怒りを感じたときに生じる心身の4つの反応
怒りにつながる出来事に遭遇したとき、人の心身では「感情」「身体」「認知」「行動」という4つの領域に次のような反応が生じます。- 感情……ショック。やりきれなさ。イライラ。ムカムカなどの気持ち
- 身体……頭が真っ白になる。胃がキュッとなる。体が固まるなどの症状
- 認知……期待するんじゃなかった。自分はついてないなどの考え方
- 行動……大きなため息をつく、舌打ちをするなどの行動
直接アプローチできるのは「認知」と「行動」の2つ!
感情、生理機能、認知、行動の4領域の反応は、下図のようにお互いに影響を与えあっています。人間の心身では、感情、身体(生理機能)、認知、行動が互いに影響を与えあっている
怒りの感情に任せて短絡的な行動をとってしまうと、4領域の反応はより強くなるかもしれません。したがって、怒りを感じたときには、相互作用の効果で互いの反応が強くならないようにしていくことが大切です。

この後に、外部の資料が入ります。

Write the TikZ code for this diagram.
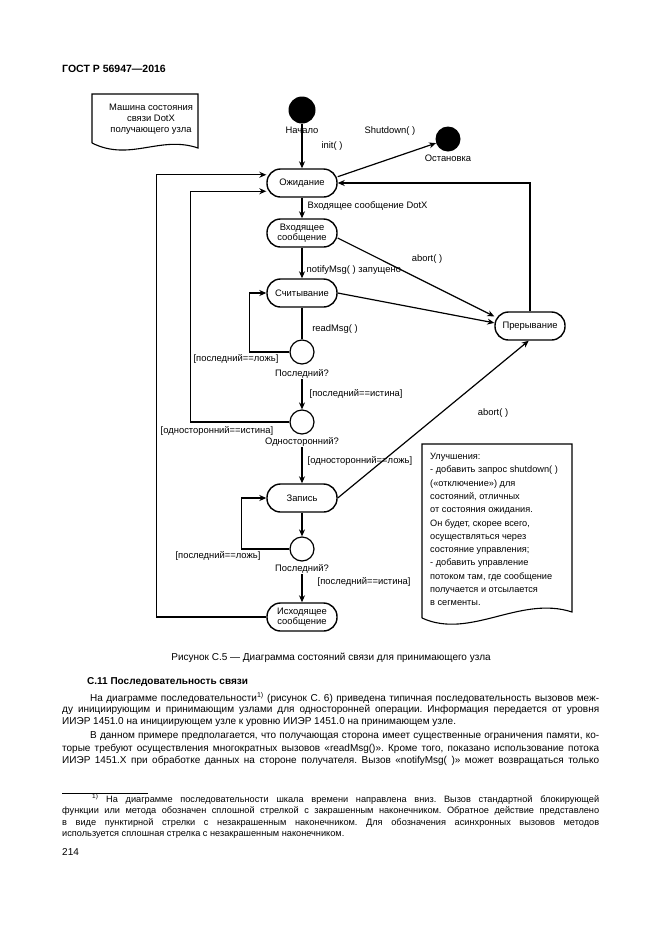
\documentclass[tikz,border=0pt]{standalone}
\usepackage{fontspec}
\setmainfont{Liberation Sans}
\usetikzlibrary{arrows.meta}
\frenchspacing
\newcommand{\lblfont}{\fontsize{9.4}{11}\selectfont}
\newcommand{\bodyfont}{\fontsize{10}{11.5}\selectfont}
\newcommand{\footfont}{\fontsize{9.2}{11}\selectfont}
\tikzset{
  statebox/.style={draw, line width=1.4pt, rounded corners=13.5pt, minimum width=70pt, minimum height=28pt, align=center, font=\lblfont, inner sep=1pt},
  decision/.style={circle, draw, line width=1.2pt, minimum size=24pt, inner sep=0pt},
  terminal/.style={circle, fill=black, inner sep=0pt},
  lbl/.style={font=\lblfont, inner sep=0.5pt},
  conn/.style={line width=1.2pt, -{Stealth[length=7pt,width=6pt]}},
  plain/.style={line width=1.2pt},
  bodyline/.style={anchor=base west, inner sep=0pt, font=\bodyfont},
  footline/.style={anchor=base west, inner sep=0pt, font=\footfont},
}
\begin{document}
\begin{tikzpicture}[x=1pt,y=-1pt]
\useasboundingbox (0,0) rectangle (661,935);
\fill[white] (0,0) rectangle (661,935);

% header
\node[anchor=base west, inner sep=0pt, font=\fontsize{10.5}{12}\selectfont\bfseries] (hdr) at (62,72) {ГОСТ Р 56947—2016};

% title document shape
\draw[line width=1.1pt] (92,143) -- (92,94) -- (198,94) -- (198,148) .. controls (160,135) and (130,162) .. (92,143);
\node[font=\lblfont, align=center, inner sep=0pt] (title) at (151,119) {Машина состояния\\связи DotX\\получающего узла};

% terminals
\node[terminal, minimum size=27pt] (start) at (302,110) {};
\node[lbl] (startlab) at (302,130) {Начало};
\node[lbl] (initlab) at (332,146) {init( )};
\node[terminal, minimum size=25pt] (stop) at (448,139) {};
\node[lbl] (stoplab) at (448,158) {Остановка};
\node[lbl] (shutlab) at (390,131) {Shutdown( )};

% states
\node[statebox] (wait) at (302,183) {Ожидание};
\node[statebox, font=\fontsize{9.4}{10}\selectfont] (inc) at (302,233) {Входящее\\сообщение};
\node[statebox] (read) at (302,293) {Считывание};
\node[statebox] (intr) at (530,326) {Прерывание};
\node[statebox] (write) at (302,498) {Запись};
\node[statebox, font=\fontsize{9.4}{10}\selectfont] (out) at (302,617) {Исходящее\\сообщение};

% decisions
\node[decision] (d1) at (302,352) {};
\node[lbl] (d1lab) at (302,374) {Последний?};
\node[decision] (d2) at (302,422) {};
\node[lbl] (d2lab) at (302,442) {Односторонний?};
\node[decision] (d3) at (302,549) {};
\node[lbl] (d3lab) at (302,569) {Последний?};

% labels
\node[lbl, anchor=west] (inclab) at (307,206) {Входящее сообщение DotX};
\node[lbl, anchor=west] (notlab) at (306,270) {notifyMsg( ) запущено};
\node[lbl] (abort1) at (427,259) {abort( )};
\node[lbl] (readlab) at (335,329) {readMsg( )};
\node[lbl] (f1lab) at (236,359) {[последний==ложь]};
\node[lbl, anchor=west] (t1lab) at (309,394) {[последний==истина]};
\node[lbl] (f2lab) at (217,431) {[односторонний==истина]};
\node[lbl, anchor=west] (t2lab) at (307,461) {[односторонний==ложь]};
\node[lbl] (abort2) at (493,413) {abort( )};
\node[lbl] (f3lab) at (218,556) {[последний==ложь]};
\node[lbl, anchor=west] (t3lab) at (317,582) {[последний==истина]};

% connectors
\draw[conn] (start) -- (wait);
\draw[conn] (wait.10) -- (stop);
\draw[conn] (wait) -- (inc);
\draw[conn] (inc.-8) -- (intr.165);
\draw[conn] (inc) -- (read);
\draw[conn] (read.east) -- (intr.175);
\draw[plain] (read) -- (d1);
\draw[conn] (d1.west) -- ++(-40,0) |- (read.west);
\draw[conn] (d1lab) -- (d2);
\draw[conn] (d2.west) -- ++(-99,0) |- (wait.193);
\draw[conn] (d2lab) -- (write);
\draw[conn] (write.east) -- (intr.-95);
\draw[conn] (write) -- (d3);
\draw[conn] (d3.west) -- ++(-48,0) |- (write.west);
\draw[conn] (d3lab) -- (out);
\draw[conn] (out.west) -- ++(-110,0) |- (wait.167);
\draw[conn] (intr.north) |- (wait.east);

% note document shape
\draw[line width=1.1pt] (422,618) -- (422,444) -- (572,444) -- (572,612) .. controls (520,595) and (470,640) .. (422,618);
\node[anchor=north west, inner sep=0pt, align=left, font=\fontsize{9.2}{13.3}\selectfont] (note) at (430,453) {Улучшения:\\- добавить запрос shutdown( )\\(«отключение») для\\состояний, отличных\\от состояния ожидания.\\Он будет, скорее всего,\\осуществляться через\\состояние управления;\\- добавить управление\\потоком там, где сообщение\\получается и отсылается\\в сегменты.};

% caption and text
\node[inner sep=0pt, font=\bodyfont] (cap) at (331,658) {Рисунок С.5 — Диаграмма состояний связи для принимающего узла};
\node[bodyline, font=\bodyfont\bfseries] (sec) at (87,684.5) {С.11 Последовательность связи};
\node[bodyline] (p1) at (90,701) {\makebox[509pt][s]{На диаграмме последовательности\textsuperscript{1)} (рисунок С. 6) приведена типичная последовательность вызовов меж-}};
\node[bodyline] (p2) at (62,712.5) {\makebox[537pt][s]{ду инициирующим и принимающим узлами для односторонней операции. Информация передается от уровня}};
\node[bodyline] (p3) at (62,724) {ИИЭР 1451.0 на инициирующем узле к уровню ИИЭР 1451.0 на принимающем узле.};
\node[bodyline] (p4) at (90,738) {\makebox[509pt][s]{В данном примере предполагается, что получающая сторона имеет существенные ограничения памяти, ко-}};
\node[bodyline] (p5) at (62,751) {\makebox[537pt][s]{торые требуют осуществления многократных вызовов «readMsg()». Кроме того, показано использование потока}};
\node[bodyline] (p6) at (62,763) {\makebox[537pt][s]{ИИЭР 1451.X при обработке данных на стороне получателя. Вызов «notifyMsg( )» может возвращаться только}};

\draw[line width=0.6pt] (62,793) -- (148,793);
\node[footline] (fn1) at (92,802) {\makebox[507pt][s]{\textsuperscript{1)} На диаграмме последовательности шкала времени направлена вниз. Вызов стандартной блокирующей}};
\node[footline] (fn2) at (62,813.5) {\makebox[537pt][s]{функции или метода обозначен сплошной стрелкой с закрашенным наконечником. Обратное действие представлено}};
\node[footline] (fn3) at (62,825) {\makebox[537pt][s]{в виде пунктирной стрелки с незакрашенным наконечником. Для обозначения асинхронных вызовов методов}};
\node[footline] (fn4) at (62,836.5) {используется сплошная стрелка с незакрашенным наконечником.};
\node[bodyline] (pg) at (62,855) {214};
\end{tikzpicture}
\end{document}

「感情」「身体」「認知」「行動」の4領域のうち、直接アプローチできるのは「認知」と「行動」です。認知と行動によって怒りを煽らないように、自分の考え方と行動を見直すことが必要です。
認知へのアプローチ……マイナス思考に巻き込まれず、合理的な解決を考える
「認知」と「行動」にアプローチする際には、何を心がけるとよいでしょう? 認知から説明しましょう。怒りの感情が沸き上がると、認知はネガティブになっていきます。「こんな店、もう二度と来ない!」「客を馬鹿にしているのか?」「私はいつもこうなる運命だ……」。このように悪い方にばかり考えてしまい、怒りをさらに搔き立てるのです。

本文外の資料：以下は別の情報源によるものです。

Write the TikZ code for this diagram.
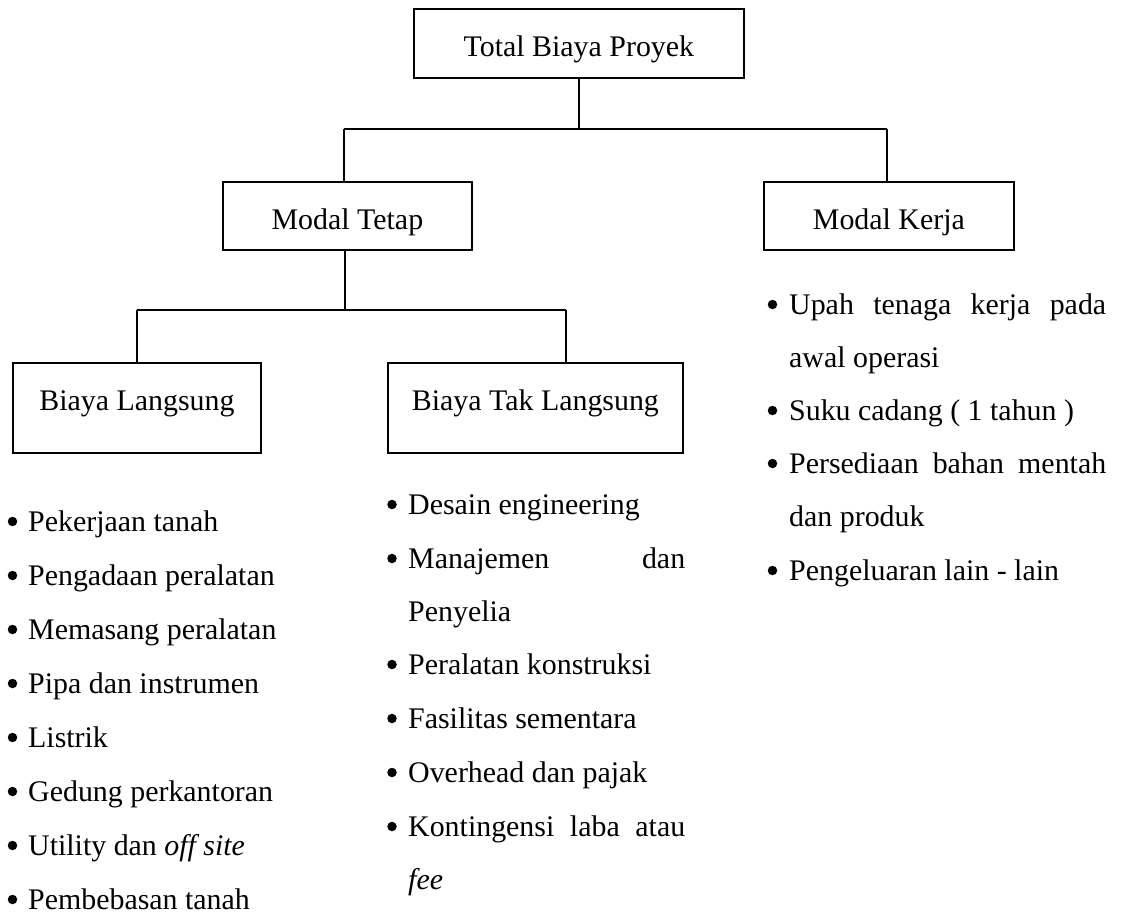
\documentclass[tikz,border=0pt]{standalone}
\usepackage{fontspec}
\setmainfont{Liberation Serif}
\begin{document}
\begin{tikzpicture}[x=1bp,y=-1bp,
  every node/.style={font=\fontsize{29.9bp}{36bp}\selectfont, inner sep=0pt},
  box/.style={draw, line width=1.8bp, anchor=north west, align=center, text height=48bp},
  conn/.style={line width=1.8bp},
  itm/.style={anchor=base west},
  bul/.style={circle, fill=black, minimum size=9.5bp}]
\useasboundingbox (0,0) rectangle (1122,913);
% boxes
\node[box, minimum width=330bp, text depth=21bp] (tot) at (413,8) {Total Biaya Proyek};
\node[box, minimum width=249bp, text depth=20bp] (mt) at (222,181) {Modal Tetap};
\node[box, minimum width=250bp, text depth=20bp] (mk) at (763,181) {Modal Kerja};
\node[box, minimum width=248bp, text depth=42bp] (bl) at (12,362) {Biaya Langsung};
\node[box, minimum width=295bp, text depth=42bp] (btl) at (387,362) {Biaya Tak Langsung};
% connectors
\coordinate (c1l) at (344,129);
\coordinate (c1r) at (887,129);
\coordinate (c2l) at (137,310);
\coordinate (c2r) at (566,310);
\coordinate (c2m) at (345,310);
\draw[conn] (tot.south) -- (tot.south |- c1l);
\draw[conn] (c1l) -- (c1r);
\draw[conn] (c1l) -- (c1l |- mt.north);
\draw[conn] (c1r) -- (c1r |- mk.north);
\draw[conn] (c2m |- mt.south) -- (c2m);
\draw[conn] (c2l) -- (c2r);
\draw[conn] (c2l) -- (c2l |- bl.north);
\draw[conn] (c2r) -- (c2r |- btl.north);
% left list
\foreach \t [count=\i from 0] in {Pekerjaan tanah, Pengadaan peralatan, Memasang peralatan, Pipa dan instrumen, Listrik, Gedung perkantoran, Utility dan \textit{off site}, Pembebasan tanah}{
  \node[bul] (lb\i) at (12.5,{521.5+54*\i}) {};
  \node[itm] (l\i) at (28,{531+54*\i}) {\t};
}
% middle list
\node[bul] (mb0) at (392,504.5) {};
\node[itm] (m0) at (408,514) {Desain engineering};
\node[bul] (mb1) at (392,558.5) {};
\node[itm] (m1) at (408,568) {\makebox[277bp][s]{Manajemen dan}};
\node[itm] (m1b) at (408,621) {Penyelia};
\node[bul] (mb2) at (392,664.5) {};
\node[itm] (m2) at (408,674) {Peralatan konstruksi};
\node[bul] (mb3) at (392,718.5) {};
\node[itm] (m3) at (408,728) {Fasilitas sementara};
\node[bul] (mb4) at (392,772.5) {};
\node[itm] (m4) at (408,782) {Overhead dan pajak};
\node[bul] (mb5) at (392,826.5) {};
\node[itm] (m5) at (408,836) {\makebox[277bp][s]{Kontingensi laba atau}};
\node[itm] (m5b) at (408,889) {\textit{fee}};
% right list
\node[bul] (rb0) at (772.5,304.5) {};
\node[itm] (r0) at (789,314) {\makebox[317bp][s]{Upah tenaga kerja pada}};
\node[itm] (r0b) at (789,367) {awal operasi};
\node[bul] (rb1) at (772.5,410.5) {};
\node[itm] (r1) at (789,420) {Suku cadang ( 1 tahun )};
\node[bul] (rb2) at (772.5,463.5) {};
\node[itm] (r2) at (789,473) {\makebox[317bp][s]{Persediaan bahan mentah}};
\node[itm] (r2b) at (789,526) {dan produk};
\node[bul] (rb3) at (772.5,570.5) {};
\node[itm] (r3) at (789,580) {Pengeluaran lain - lain};
\end{tikzpicture}
\end{document}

そのため、いったん怒りが鎮まるまで余計なことを考えないようにしましょう。そして気持ちが落ち着いてから、問題を整理して次の行動を考えるとよいでしょう。
行動へのアプローチ……感情の鎮静を助け、攻撃的ではない伝え方をする
次に行動へのアプローチについて考えてみましょう。まずは、怒りが鎮まるまでの間に短絡的な行動をしないことです。怒りに任せて他人を攻撃し、物にあたったりすると、後になって後悔することになりかねません。そうならないためには、怒りが鎮まるまでの間にできることをしましょう。その一つに「足に意識を向ける」という方法があります。人は怒ると頭に血が上り、体が熱くなる感覚を覚えます。足に意識を向けながら、頭に上った血が下に落ちてくる様子をイメージしてみましょう。怒りがすーっと落ち着きやすくなります。
相手と交渉するなら、怒りが鎮まった後にしましょう。ただし相手を責める言い方ではなく、自分の気持ちをやわらかく伝えること。すると、相手も耳を傾けやすくなるでしょう。
怒りを感じたときには、上のように認知と行動に働きかけることで、怒りと上手に付き合っていきましょう。すると、穏やかな気持ちで毎日を送ることができると思います。